Addressing the Saturation Effect in Compiler Testing

12/5/2023, 4:30pm

Speaker

Cristian Cadar

"Addressing the Saturation Effect in Compiler Testing" by Cristian Cadar

Abstract

Compiler testing techniques such as Csmith have shown remarkable results, with hundreds of bugs being found in mature compilers such as GCC and LLVM. Despite their success, these techniques show signs of saturation, i.e. they are less able to generate programs that trigger further compiler bugs.

In the context of compilers for languages with extensive undefined behaviour, such as C/C++, we identify two key reasons for this saturation effect: the restrictive nature of the programs they generate, which must meet various constraints; and the blackbox nature of the testing techniques, which receive no feedback from the compilers being tested.

In this talk, I present two approaches that address this saturation effect in compiler testing.

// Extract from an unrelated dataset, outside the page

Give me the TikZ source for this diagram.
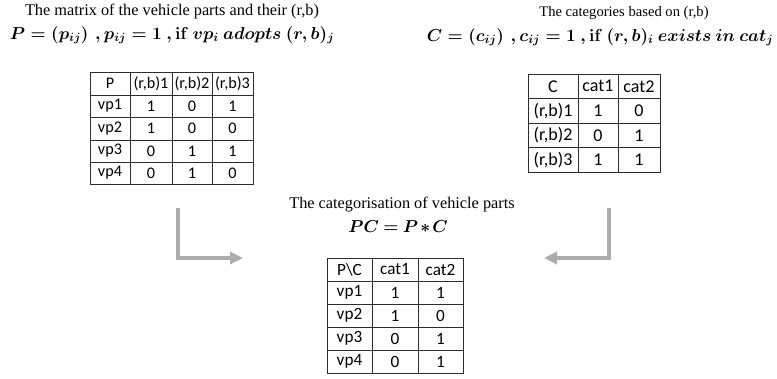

First, we show that by relaxing the constraints imposed during generation, we can create programs that find bugs which are beyond the reach of the original techniques. Second, we show that greybox fuzzing of compilers for languages with extensive undefined behaviour, particularly C/C++, is possible, by devising custom semantics-aware mutations.

This is based on joint work with Karine Even-Mendoza, Arindam Sharma and Alastair Donaldson.

Bio

Cristian Cadar is a Professor in the Department of Computing at Imperial College London, where he leads the Software Reliability Group (http://srg.doc.ic.ac.uk), working on automatic techniques for increasing the reliability and security of software systems. Cristian's research has been recognised by several prestigious awards, including the IEEE TCSE New Directions Award, BCS Roger Needham Award, HVC Award, EuroSys Jochen Liedtke Award, and two test of time awards. Many of the research techniques he co-authored have been used in both academia and industry. In particular, he is co-author and maintainer of the KLEE symbolic execution system, a popular system with a large user base. Cristian has a PhD in Computer Science from Stanford University, and undergraduate and Master's degrees from the Massachusetts Institute of Technology.